Similar to the Arab Spring, Chinese students participated in mass demonstrations in 1989 for democracy and freedom. They also had other reasons to protest: by the end of the 1980s, food prices had risen to unprecedented levels. The students took to the streets to criticize authorities and politicians who seemed to be the only ones benefitting from the country’s planned social economy.
Thousands of people remember the massacre on June 4 in Hong Kong
Though the student protests had been peaceful, the Chinese government sent in the People’s Liberation Army, PLA for short. Tanks rolled into Tiananmen Square, paying no mind to the masses of people there. Shots were fired. According to the official story, the military practiced "disciplined restraint." Nonetheless, conservative estimates place the number of people who lost their life on that day at a few hundred. Other sources speak of up to 2,000 deaths.
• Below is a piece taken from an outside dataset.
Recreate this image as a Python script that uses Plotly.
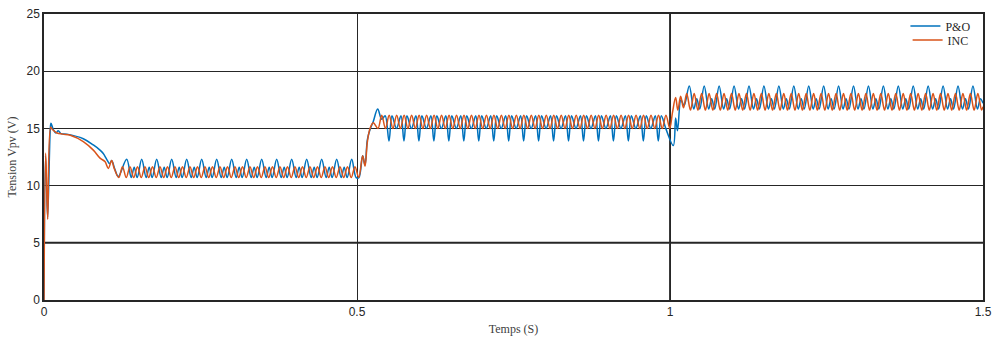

In the aftermath of the massacre, mothers of some of the victims formed the group Tiananmen Mothers, which has pushed for legal investigations into the massacre. The group has been kept under tight surveillance since it was founded. Shortly before the 22nd anniversary of the massacre, the Mothers have made public that one of their member families has been offered hush money. One of the mothers, Xu Jue, whose son was killed on June 4, is enraged at the government’s offer to compensate mass murder with money. She says the government "owes us justice but they only speak of money. How can they believe that money will make up for our loss? That seems like an insult."
Tiananmen Square is heavily guarded on June 4 each year
Though officials have made no comment on the accusations, the Mothers say the family in question was offered around 320,000 euros by secret police.
In the summer of 89, Bao Tong had been working with the General Secretary of the Communist Party, Zhao Ziyang, who fell from power after showing sympathy with the demonstrators. Bao believes the willingness of the Chinese government to offer compensation is an admission of guilt. He sees it as a "positive thing" because "anyone believed to be sympathizing with the victims of Tiananmen in the past would have been labelled as counterrevolutionaries and kicked out of office. It seems now that the government thinks differently."
Bao believes the government would not be offering compensation if it was convinced that it had done the right thing 22 years ago. He also believes it is more important for the government to publicly admit what happened on June 4. Bao says there would be great hope for China's future if the government recognized that "deploying the military against unarmed people is not the precept of a People’s Republic." If the government were to recognize this, Bao believes there might be a chance for peaceful demonstrations in future.
The students in Tiananmen Square were unarmed and protested peacefully
But for Tiananmen Mother Xu, repression is still very much a part of her everyday life. One week before the 22nd anniversary, she got a visit from the secret police who ordered her not to visit her son’s grave. But despite intimidation, Xu and the other Mothers still demand a thorough investigation into the Tiananmen Massacre and financial restitution for the victims of May 35, 1989, as Chinese netcitizens call it.